Promotor de Justiça da Congregação para a Doutrina da Fé defende Bento XVI e fala de 3000 padres acusados em nove anos
O promotor de Justiça da Congregação para a Doutrina da Fé, do Vaticano, saiu em defesa de Bento XVI, afirmando que acusar o Papa de esconder factos sobre casos de pedofilia é “falso e calunioso”.
Em entrevista publicada pelo jornal “Avvenire”, da Conferência Episcopal Italiana, citada pelo Vaticano em comunicado de imprensa, Mons. Charles J. Scicluna precisa que “só em 2001 o delito de pedofilia voltou a ser da nossa exclusiva competência”.
Nesse ano, o então prefeito da Congregação para a Doutrina da Fé, Cardeal Joseph Ratzinger, enviou uma carta aos Bispos de todo o mundo sobre os “delitos graves” reservados a este dicastério da Cúria Romana.
Segundo Mons. Scicluna, “o Cardeal Ratzinger demonstrou sabedoria e firmeza na hora de tratar destes casos. Ele foi mais além, dando mostras de grande coragem e enfrentando algumas situações muito difíceis”.
“Portanto, acusá-lo de esconder factos é falso e calunioso”, atirou.
O responsável pelo ministério público do tribunal do antigo santo ofício diz que nos últimos nove anos houve “cerca de três mil casos de sacerdotes diocesanos e religiosas” acusados de delitos relacionados com pedofilia, cometidos nos últimos cinquenta anos, em particular nos EUA.
Mons. Charles Scicluna precisa que “cerca de 60% dos casos se referem a actos de ‘efebofilia’, ou seja, atracção física por adolescentes do mesmo sexo; 30% a relações heterossexuais e os restantes 10% à verdadeira pedofilia, ou seja, uma atracção sexual por rapazes impúberes”.
“É preciso reconhecer que o fenómeno não é tão extenso como se quer fazer acreditar”, indica.
Na maior parte dos casos, devido à idade dos acusados, não houve processo, mas medidas administrativas e disciplinares – como a obrigação de não celebrar Missa com fiéis e de não confessar ou de levar uma vida retirada e de oração.
O promotor de Justiça da Congregação para a Doutrina da Fé sublinha que não se trata de “absolvições”, embora não seja “uma condenação formal”.
“Se se obriga ao silêncio e à oração, algum motivo haverá”, sublinha.

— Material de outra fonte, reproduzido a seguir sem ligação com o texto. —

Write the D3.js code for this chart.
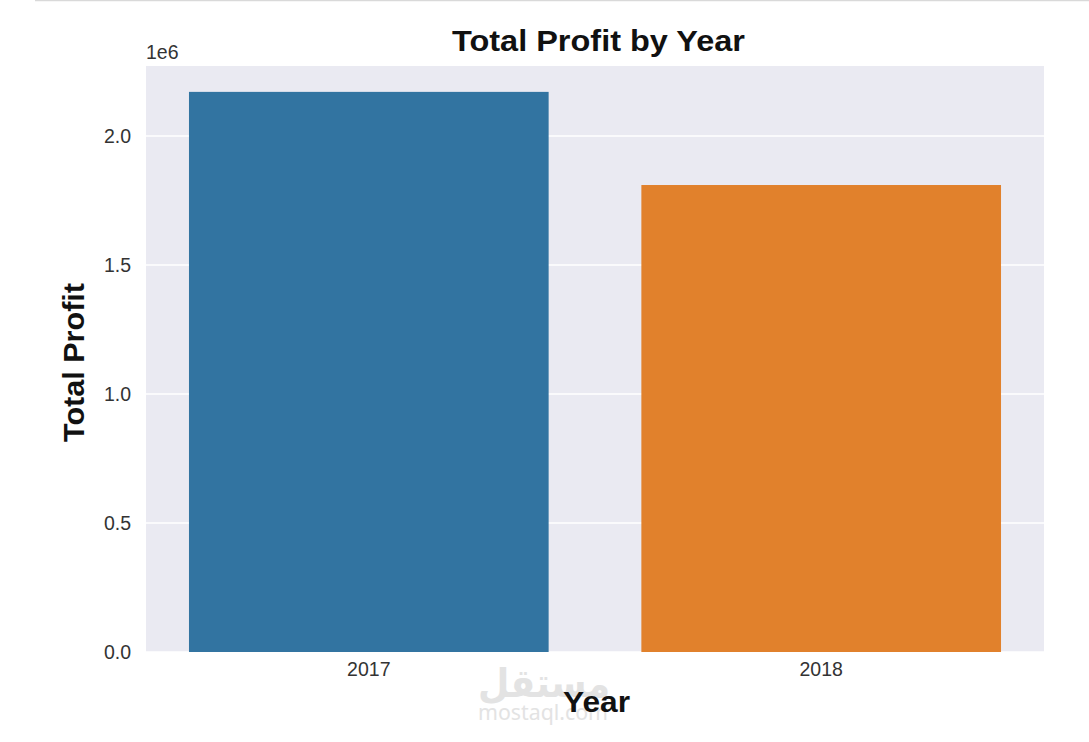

Em 10% dos casos, “particularmente graves”, foi o próprio Papa a assumir “a dolorosa responsabilidade de autorizar um decreto de demissão do estado clerical”. Noutros casos, na mesma percentagem, foram os próprios clérigos acusados a pedir essa dispensa.
Mons. Charles Scicluna responde ainda à questão da prescrição destes casos, após 10 anos, que se começam a contar quando a vítima cumpre 18 anos de idade.
“A praxis indica que o período de 10 anos não é adequado a este tipo de casos e seria desejável um regresso ao sistema precedente da imprescritibilidade dos delitos mais graves”, admite o responsável pelo ministério público do tribunal da Doutrina da Fé.
A este respeito, no entanto, Mons. Scicluna sublinha que João Paulo II concedeu em 2002 a faculdade de derrogar a prescrição, caso a caso, a pedido de cada Bispo, algo que é “habitualmente concedido”.
Quanto ao “segredo instrutório”, este responsável explica que o mesmo serve para “proteger a boa fama de todas as pessoas envolvidas, acima de tudo as próprias vítimas”.
“A Igreja não gosta de justiça espectáculo, mas a normativa sobre os abusos sexuais nunca foi entendida como proibição de denúncia às autoridades civis”, prosseguiu.
A este respeito, aliás, Mons. Charles Scicluna precisa que as indicações do Vaticano são para que os Bispos “respeitem a lei” quando conhecem crimes cometidos pelos seus sacerdotes e os denunciem às autoridades judiciais.